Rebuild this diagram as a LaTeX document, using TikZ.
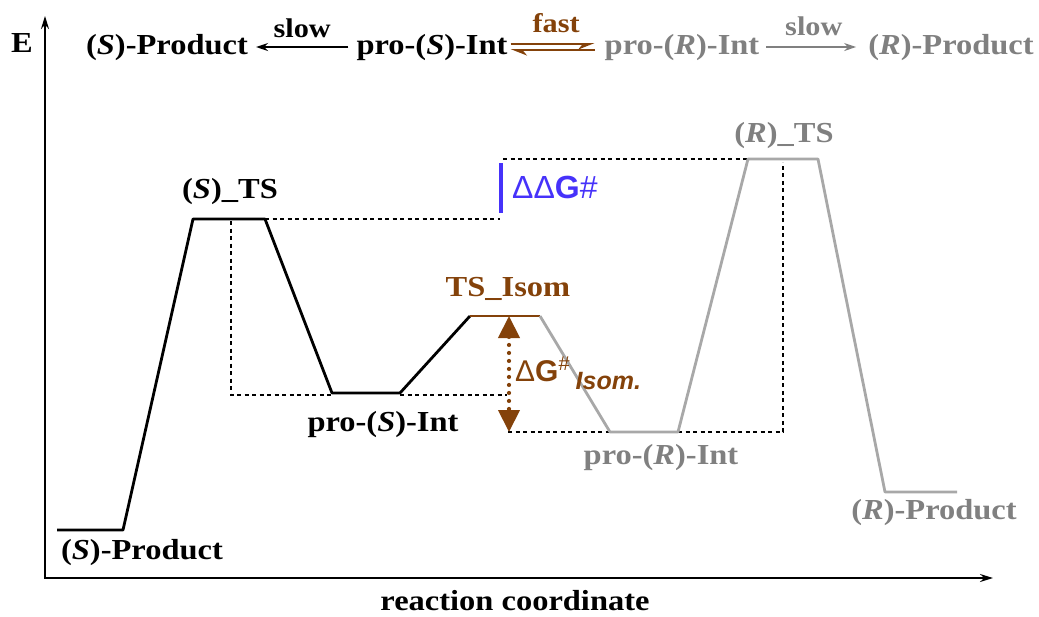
\documentclass[tikz,border=0pt]{standalone}
\usepackage{fontspec}
\setmainfont{Liberation Serif}
\setsansfont{Liberation Sans}
\usetikzlibrary{arrows.meta,calc}
\definecolor{brn}{RGB}{132,66,10}
\definecolor{gry}{RGB}{128,128,128}
\definecolor{lgry}{RGB}{168,168,168}
\definecolor{blu}{RGB}{70,50,250}
\newcommand\stx[1]{\scalebox{1.12}[1]{#1}}
\begin{document}
\begin{tikzpicture}[x=1pt,y=-1pt,
  lbl/.style={font=\bfseries\fontsize{29}{33}\selectfont, inner sep=0pt, anchor=base},
  small/.style={font=\bfseries\fontsize{27}{30}\selectfont, inner sep=0pt, anchor=base},
  prof/.style={line width=2.8pt, line join=round},
  guide/.style={line width=1.2pt, dash pattern=on 4pt off 3.5pt},
  axis/.style={line width=1.8pt, {Stealth[length=13pt,width=8pt]}-{Stealth[length=13pt,width=8pt]}},
  toparrow/.style={line width=1.8pt, -{Stealth[length=12pt,width=8pt]}},
  eqarrow/.style={brn, line width=1.8pt}
]
\useasboundingbox (0,0) rectangle (1039,616);

% axes
\coordinate (ytop) at (45,16);
\coordinate (orig) at (45,578);
\coordinate (xend) at (993,578);
\draw[axis] (ytop) -- (orig) -- (xend);
\node[lbl] (E) at (22,52) {\stx{E}};
\node[lbl] (rc) at (515,610) {\stx{reaction coordinate}};

% top scheme
\node[lbl] (tSprod) at (167,54) {\stx{(\textit{S})-Product}};
\node[lbl] (tSint) at (432,54) {\stx{pro-(\textit{S})-Int}};
\node[lbl, text=gry] (tRint) at (682,54) {\stx{pro-(\textit{R})-Int}};
\node[lbl, text=gry] (tRprod) at (951,54) {\stx{(\textit{R})-Product}};
\draw[toparrow, shorten <=8pt, shorten >=8pt] (tSint.west) -- (tSprod.east)
  node[midway, small, yshift=10pt] (slowL) {\stx{slow}};
\draw[toparrow, gry, shorten <=7pt, shorten >=12pt] (tRint.east) -- (tRprod.west)
  node[midway, small, text=gry, yshift=12pt] (slowR) {\stx{slow}};
\draw[eqarrow, shorten <=3pt, shorten >=10pt, -{Stealth[harpoon,swap,length=14pt,width=11pt]}]
  ([yshift=3pt]tSint.east) -- ([yshift=3pt]tRint.west)
  node[midway, small, text=brn, yshift=12pt] (fast) {\stx{fast}};
\draw[eqarrow, shorten <=10pt, shorten >=3pt, -{Stealth[harpoon,length=14pt,width=11pt]}]
  ([yshift=-3pt]tRint.west) -- ([yshift=-3pt]tSint.east);

% profile points
\coordinate (sp1) at (57,530);  \coordinate (sp2) at (123,530);
\coordinate (sts1) at (193,219); \coordinate (sts2) at (265,219);
\coordinate (si1) at (332,393);  \coordinate (si2) at (400,393);
\coordinate (ti1) at (470,316);  \coordinate (ti2) at (540,316);
\coordinate (ri1) at (610,432);  \coordinate (ri2) at (678,432);
\coordinate (rts1) at (748,159); \coordinate (rts2) at (818,159);
\coordinate (rp1) at (885,492);  \coordinate (rp2) at (957,492);

% guide lines
\coordinate (g1) at (500,219);
\coordinate (g2) at (231,221);
\coordinate (g3) at (231,395);
\coordinate (g4) at (507,395);
\coordinate (g5) at (508,432);
\coordinate (g6) at (783,432);
\coordinate (g7) at (783,162);
\coordinate (g8) at (503,159);
\draw[guide] (sts2) -- (g1);
\draw[guide] (g2) -- (g3) -- (si1 |- g3);
\draw[guide] (si2 |- g3) -- (g4);
\draw[guide] (g5) -- (ri1);
\draw[guide] (ri2) -- (g6) -- (g7);
\draw[guide] (g8) -- (rts1);

% profiles
\draw[prof] (sp1) -- (sp2) -- (sts1) -- (sts2) -- (si1) -- (si2) -- (ti1);
\draw[prof, brn] (ti1) -- (ti2);
\draw[prof, lgry] (ti2) -- (ri1) -- (ri2) -- (rts1) -- (rts2) -- (rp1) -- (rp2);

% labels
\node[lbl] (lSprod) at (142,559) {\stx{(\textit{S})-Product}};
\node[lbl] (lSts) at (230,198) {\stx{(\textit{S})\_TS}};
\node[lbl] (lSint) at (383,431) {\stx{pro-(\textit{S})-Int}};
\node[lbl, text=brn] (lTi) at (508,296) {\stx{TS\_Isom}};
\node[lbl, text=gry] (lRint) at (661,464) {\stx{pro-(\textit{R})-Int}};
\node[lbl, text=gry] (lRts) at (784,142) {\stx{(\textit{R})\_TS}};
\node[lbl, text=gry] (lRprod) at (934,519) {\stx{(\textit{R})-Product}};

% ddG
\coordinate (b1) at (501,163);
\coordinate (b2) at (501,213);
\draw[blu, line width=4.5pt] (b1) -- (b2);
\node[inner sep=0pt, anchor=base west, text=blu, font=\sffamily\fontsize{32}{36}\selectfont] (ddg) at (512,198) {ΔΔ\textbf{G}\#};

% isomerisation barrier
\coordinate (a1) at (509,316);
\coordinate (a2) at (509,432);
\draw[brn, line width=4.2pt, dash pattern=on 0pt off 8pt, line cap=round,
  {Triangle[length=22pt,width=21pt]}-{Triangle[length=22pt,width=21pt]}] (a1) -- (a2);
\node[inner sep=0pt, anchor=base west, text=brn, font=\sffamily\fontsize{30}{34}\selectfont] (dgi) at (515,381)
  {Δ\textbf{G}\raisebox{11pt}{\fontsize{20}{22}\selectfont\#}\hspace{6pt}\raisebox{-8pt}{\fontsize{25}{28}\selectfont\bfseries\itshape Isom.}};
\end{tikzpicture}
\end{document}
────────────────────
* _What this task involves_
Exactly reproduce the run of lines from the start of the listing through the line with "(rc) at (515,610)", inclusive; pictures are not copied.

* _Completed exercise_
Rebuild this diagram as a LaTeX document, using TikZ.
\documentclass[tikz,border=0pt]{standalone}
\usepackage{fontspec}
\setmainfont{Liberation Serif}
\setsansfont{Liberation Sans}
\usetikzlibrary{arrows.meta,calc}
\definecolor{brn}{RGB}{132,66,10}
\definecolor{gry}{RGB}{128,128,128}
\definecolor{lgry}{RGB}{168,168,168}
\definecolor{blu}{RGB}{70,50,250}
\newcommand\stx[1]{\scalebox{1.12}[1]{#1}}
\begin{document}
\begin{tikzpicture}[x=1pt,y=-1pt,
  lbl/.style={font=\bfseries\fontsize{29}{33}\selectfont, inner sep=0pt, anchor=base},
  small/.style={font=\bfseries\fontsize{27}{30}\selectfont, inner sep=0pt, anchor=base},
  prof/.style={line width=2.8pt, line join=round},
  guide/.style={line width=1.2pt, dash pattern=on 4pt off 3.5pt},
  axis/.style={line width=1.8pt, {Stealth[length=13pt,width=8pt]}-{Stealth[length=13pt,width=8pt]}},
  toparrow/.style={line width=1.8pt, -{Stealth[length=12pt,width=8pt]}},
  eqarrow/.style={brn, line width=1.8pt}
]
\useasboundingbox (0,0) rectangle (1039,616);

% axes
\coordinate (ytop) at (45,16);
\coordinate (orig) at (45,578);
\coordinate (xend) at (993,578);
\draw[axis] (ytop) -- (orig) -- (xend);
\node[lbl] (E) at (22,52) {\stx{E}};
\node[lbl] (rc) at (515,610) {\stx{reaction coordinate}};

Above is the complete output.